▶ [Problem description]
Both the line containing "Reproduce this chart with Plotly." and the line containing "variances = [0.97, 3.15, 5.76, 4.70, 4.33, 3.20, 2.29]" are part of the range to copy, along with every line between them. Copy it exactly and leave out the pictures.

┏━━

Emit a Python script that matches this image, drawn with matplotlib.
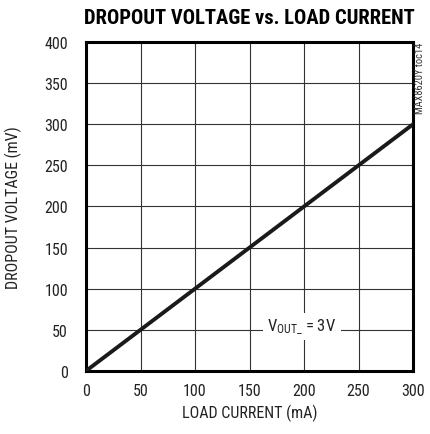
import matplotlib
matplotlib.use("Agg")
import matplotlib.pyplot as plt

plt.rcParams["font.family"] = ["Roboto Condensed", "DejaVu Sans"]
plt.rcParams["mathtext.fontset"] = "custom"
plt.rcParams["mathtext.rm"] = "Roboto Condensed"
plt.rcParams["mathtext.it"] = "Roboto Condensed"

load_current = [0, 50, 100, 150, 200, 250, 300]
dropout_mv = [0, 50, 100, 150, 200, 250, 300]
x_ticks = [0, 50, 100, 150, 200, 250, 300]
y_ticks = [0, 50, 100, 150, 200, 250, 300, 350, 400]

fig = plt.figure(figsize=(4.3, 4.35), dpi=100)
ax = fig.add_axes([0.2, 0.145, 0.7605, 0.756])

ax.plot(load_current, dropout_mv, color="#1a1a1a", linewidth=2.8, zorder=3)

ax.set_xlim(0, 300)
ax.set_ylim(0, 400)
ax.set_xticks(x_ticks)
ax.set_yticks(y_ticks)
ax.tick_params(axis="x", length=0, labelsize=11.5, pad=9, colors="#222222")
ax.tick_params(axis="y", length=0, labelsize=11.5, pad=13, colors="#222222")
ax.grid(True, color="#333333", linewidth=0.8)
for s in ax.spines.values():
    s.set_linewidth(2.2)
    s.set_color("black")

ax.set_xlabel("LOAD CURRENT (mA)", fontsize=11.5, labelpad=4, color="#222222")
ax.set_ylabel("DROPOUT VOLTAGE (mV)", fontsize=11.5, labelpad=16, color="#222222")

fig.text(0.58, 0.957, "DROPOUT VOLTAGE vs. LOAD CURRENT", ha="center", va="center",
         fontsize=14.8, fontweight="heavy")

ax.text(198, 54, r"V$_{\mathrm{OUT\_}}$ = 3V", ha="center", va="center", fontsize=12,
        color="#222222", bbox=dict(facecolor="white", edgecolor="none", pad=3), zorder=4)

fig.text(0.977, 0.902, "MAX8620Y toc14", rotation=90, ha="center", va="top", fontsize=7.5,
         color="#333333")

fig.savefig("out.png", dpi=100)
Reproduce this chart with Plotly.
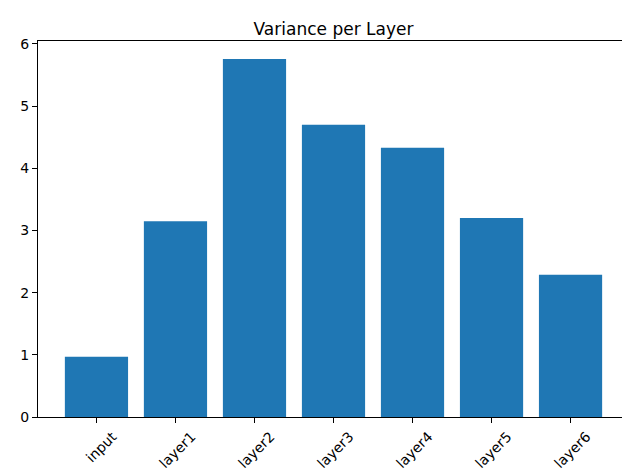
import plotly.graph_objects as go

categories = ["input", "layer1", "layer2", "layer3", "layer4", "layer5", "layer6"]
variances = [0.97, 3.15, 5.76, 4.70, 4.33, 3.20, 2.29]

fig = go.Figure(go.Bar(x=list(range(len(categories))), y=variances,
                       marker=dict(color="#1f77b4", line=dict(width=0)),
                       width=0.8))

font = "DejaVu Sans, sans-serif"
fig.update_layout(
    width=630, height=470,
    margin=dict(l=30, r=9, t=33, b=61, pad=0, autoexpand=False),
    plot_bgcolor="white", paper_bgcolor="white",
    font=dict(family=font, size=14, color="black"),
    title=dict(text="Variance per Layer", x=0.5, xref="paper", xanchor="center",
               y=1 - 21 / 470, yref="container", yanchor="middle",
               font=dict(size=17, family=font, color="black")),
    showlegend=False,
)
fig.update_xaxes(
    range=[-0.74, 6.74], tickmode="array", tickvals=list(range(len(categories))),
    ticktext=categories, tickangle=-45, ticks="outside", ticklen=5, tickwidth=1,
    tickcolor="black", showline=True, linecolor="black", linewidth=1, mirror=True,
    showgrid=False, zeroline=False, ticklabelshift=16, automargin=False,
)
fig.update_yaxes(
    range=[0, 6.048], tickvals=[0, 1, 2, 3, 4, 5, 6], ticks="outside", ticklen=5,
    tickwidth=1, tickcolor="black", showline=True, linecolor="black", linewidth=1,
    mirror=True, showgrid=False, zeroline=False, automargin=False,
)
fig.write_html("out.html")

┗━━
┏━━

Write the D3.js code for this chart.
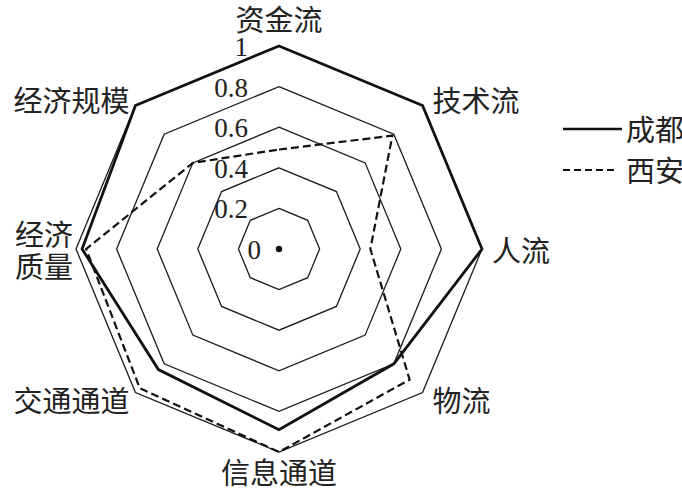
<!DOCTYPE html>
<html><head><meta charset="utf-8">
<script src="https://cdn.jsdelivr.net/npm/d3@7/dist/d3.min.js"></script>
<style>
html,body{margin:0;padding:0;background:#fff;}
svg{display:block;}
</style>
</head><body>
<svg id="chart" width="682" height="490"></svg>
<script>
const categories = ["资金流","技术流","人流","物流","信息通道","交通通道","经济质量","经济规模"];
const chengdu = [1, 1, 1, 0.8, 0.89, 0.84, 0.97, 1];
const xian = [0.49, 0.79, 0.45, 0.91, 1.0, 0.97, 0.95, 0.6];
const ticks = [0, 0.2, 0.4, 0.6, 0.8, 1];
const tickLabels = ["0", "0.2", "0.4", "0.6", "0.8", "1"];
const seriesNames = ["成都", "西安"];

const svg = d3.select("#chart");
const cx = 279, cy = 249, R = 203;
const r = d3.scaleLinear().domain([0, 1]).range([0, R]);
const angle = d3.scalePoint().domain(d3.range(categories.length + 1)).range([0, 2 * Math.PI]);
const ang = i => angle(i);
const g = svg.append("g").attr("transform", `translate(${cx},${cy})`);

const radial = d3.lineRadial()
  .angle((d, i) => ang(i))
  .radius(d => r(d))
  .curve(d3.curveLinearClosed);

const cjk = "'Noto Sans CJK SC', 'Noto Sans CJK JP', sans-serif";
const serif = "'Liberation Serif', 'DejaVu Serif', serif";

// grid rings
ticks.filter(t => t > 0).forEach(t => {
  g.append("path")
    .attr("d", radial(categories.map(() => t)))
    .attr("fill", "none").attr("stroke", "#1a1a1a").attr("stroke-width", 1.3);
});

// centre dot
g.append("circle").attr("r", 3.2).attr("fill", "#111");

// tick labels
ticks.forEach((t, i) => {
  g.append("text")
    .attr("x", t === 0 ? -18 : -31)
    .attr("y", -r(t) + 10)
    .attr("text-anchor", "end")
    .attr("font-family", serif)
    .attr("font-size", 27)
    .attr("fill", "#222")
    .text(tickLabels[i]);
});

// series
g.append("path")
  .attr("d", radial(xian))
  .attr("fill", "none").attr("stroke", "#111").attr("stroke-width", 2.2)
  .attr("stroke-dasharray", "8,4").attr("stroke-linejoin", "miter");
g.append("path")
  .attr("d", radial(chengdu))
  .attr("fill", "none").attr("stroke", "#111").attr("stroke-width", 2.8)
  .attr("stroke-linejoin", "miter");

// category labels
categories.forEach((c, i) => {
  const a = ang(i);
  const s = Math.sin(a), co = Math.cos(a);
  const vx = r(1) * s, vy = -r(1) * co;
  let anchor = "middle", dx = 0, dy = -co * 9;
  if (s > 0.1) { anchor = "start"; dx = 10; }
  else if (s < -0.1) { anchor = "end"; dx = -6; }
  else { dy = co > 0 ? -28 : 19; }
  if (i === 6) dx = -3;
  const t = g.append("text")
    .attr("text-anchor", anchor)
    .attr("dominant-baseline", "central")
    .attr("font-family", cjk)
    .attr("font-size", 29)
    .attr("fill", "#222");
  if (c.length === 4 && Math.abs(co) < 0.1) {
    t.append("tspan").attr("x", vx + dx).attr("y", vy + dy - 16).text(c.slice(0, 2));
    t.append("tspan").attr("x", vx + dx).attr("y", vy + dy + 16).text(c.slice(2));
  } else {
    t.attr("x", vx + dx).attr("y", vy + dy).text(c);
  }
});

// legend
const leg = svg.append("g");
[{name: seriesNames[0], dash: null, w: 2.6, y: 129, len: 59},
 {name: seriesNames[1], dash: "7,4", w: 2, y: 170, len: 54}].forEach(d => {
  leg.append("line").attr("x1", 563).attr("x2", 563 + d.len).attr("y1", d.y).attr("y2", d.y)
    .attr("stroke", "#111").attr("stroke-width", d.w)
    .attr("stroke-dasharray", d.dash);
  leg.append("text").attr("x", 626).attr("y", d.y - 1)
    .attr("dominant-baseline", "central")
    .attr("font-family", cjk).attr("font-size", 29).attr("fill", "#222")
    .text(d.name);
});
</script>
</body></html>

┗━━
┏━━

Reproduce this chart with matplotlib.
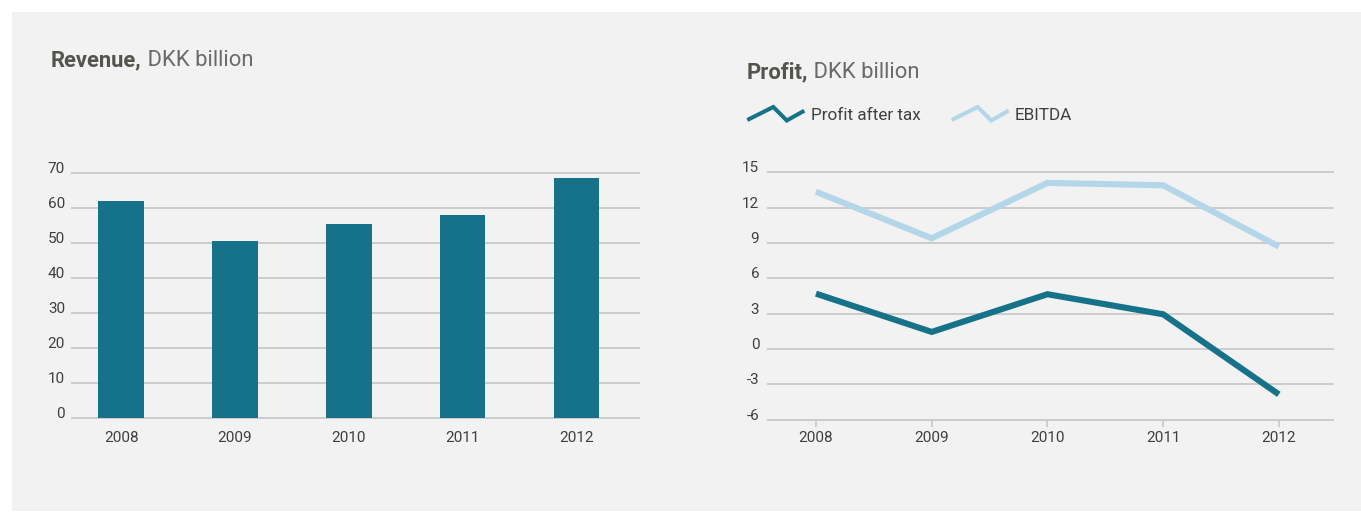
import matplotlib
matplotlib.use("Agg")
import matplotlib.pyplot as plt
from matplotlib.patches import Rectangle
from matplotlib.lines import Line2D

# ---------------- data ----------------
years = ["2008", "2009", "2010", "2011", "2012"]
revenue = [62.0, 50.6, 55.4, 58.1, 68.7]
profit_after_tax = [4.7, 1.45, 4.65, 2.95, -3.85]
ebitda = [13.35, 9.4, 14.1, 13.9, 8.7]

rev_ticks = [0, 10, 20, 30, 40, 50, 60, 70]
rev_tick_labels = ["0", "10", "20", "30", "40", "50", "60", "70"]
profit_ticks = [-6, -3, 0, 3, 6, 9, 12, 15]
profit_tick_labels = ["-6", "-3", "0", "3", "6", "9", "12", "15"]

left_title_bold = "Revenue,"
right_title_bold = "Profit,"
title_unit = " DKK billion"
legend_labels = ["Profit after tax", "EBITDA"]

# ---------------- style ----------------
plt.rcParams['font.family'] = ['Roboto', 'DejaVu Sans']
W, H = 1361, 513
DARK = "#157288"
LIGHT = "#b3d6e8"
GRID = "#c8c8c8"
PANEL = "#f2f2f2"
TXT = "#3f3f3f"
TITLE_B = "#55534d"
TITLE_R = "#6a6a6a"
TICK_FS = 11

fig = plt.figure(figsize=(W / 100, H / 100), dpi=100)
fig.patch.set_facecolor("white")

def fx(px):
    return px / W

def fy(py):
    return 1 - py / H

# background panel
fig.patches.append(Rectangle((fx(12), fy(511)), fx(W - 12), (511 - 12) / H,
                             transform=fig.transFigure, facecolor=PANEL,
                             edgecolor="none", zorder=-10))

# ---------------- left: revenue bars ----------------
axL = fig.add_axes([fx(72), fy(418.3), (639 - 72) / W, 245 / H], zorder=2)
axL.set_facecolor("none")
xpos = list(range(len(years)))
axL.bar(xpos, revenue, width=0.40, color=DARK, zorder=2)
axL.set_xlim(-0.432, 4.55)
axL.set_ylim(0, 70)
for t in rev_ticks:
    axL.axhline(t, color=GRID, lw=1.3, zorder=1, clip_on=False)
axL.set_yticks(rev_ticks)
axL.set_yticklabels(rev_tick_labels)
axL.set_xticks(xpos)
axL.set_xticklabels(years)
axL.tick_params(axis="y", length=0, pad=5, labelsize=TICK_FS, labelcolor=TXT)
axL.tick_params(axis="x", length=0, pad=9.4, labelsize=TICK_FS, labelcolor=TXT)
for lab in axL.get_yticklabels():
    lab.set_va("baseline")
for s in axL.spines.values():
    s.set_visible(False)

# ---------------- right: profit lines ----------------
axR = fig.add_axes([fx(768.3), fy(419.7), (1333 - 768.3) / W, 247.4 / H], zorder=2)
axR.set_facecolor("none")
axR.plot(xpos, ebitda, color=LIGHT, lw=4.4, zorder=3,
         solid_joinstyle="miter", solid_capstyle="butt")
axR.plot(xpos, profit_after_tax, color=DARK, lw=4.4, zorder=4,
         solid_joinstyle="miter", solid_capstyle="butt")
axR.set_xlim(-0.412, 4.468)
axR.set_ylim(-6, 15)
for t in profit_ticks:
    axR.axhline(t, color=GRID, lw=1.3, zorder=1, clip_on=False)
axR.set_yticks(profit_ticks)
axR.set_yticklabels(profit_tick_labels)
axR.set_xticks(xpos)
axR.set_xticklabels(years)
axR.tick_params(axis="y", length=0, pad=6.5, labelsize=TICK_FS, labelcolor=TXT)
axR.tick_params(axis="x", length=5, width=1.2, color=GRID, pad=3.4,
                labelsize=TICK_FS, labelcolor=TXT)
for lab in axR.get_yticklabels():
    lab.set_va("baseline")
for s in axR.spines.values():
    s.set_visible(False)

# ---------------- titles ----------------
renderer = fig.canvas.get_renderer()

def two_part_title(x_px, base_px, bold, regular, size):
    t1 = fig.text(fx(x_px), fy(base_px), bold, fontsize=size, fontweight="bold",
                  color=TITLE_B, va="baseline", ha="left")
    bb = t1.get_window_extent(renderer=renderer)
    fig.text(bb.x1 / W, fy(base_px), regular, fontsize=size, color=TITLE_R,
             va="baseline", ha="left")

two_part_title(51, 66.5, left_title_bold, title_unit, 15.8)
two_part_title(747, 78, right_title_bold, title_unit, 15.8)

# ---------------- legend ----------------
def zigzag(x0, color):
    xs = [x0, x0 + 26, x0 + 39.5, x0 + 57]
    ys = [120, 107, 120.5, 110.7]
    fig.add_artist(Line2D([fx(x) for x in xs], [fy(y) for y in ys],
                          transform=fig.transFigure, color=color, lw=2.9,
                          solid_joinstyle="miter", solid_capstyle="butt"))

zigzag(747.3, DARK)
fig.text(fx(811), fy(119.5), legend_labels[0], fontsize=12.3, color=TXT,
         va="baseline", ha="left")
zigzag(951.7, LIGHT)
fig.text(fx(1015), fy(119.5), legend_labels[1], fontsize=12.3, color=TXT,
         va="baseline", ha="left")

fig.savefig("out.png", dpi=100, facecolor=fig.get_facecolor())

┗━━

▶ [Completed task]
Reproduce this chart with Plotly.
import plotly.graph_objects as go

categories = ["input", "layer1", "layer2", "layer3", "layer4", "layer5", "layer6"]
variances = [0.97, 3.15, 5.76, 4.70, 4.33, 3.20, 2.29]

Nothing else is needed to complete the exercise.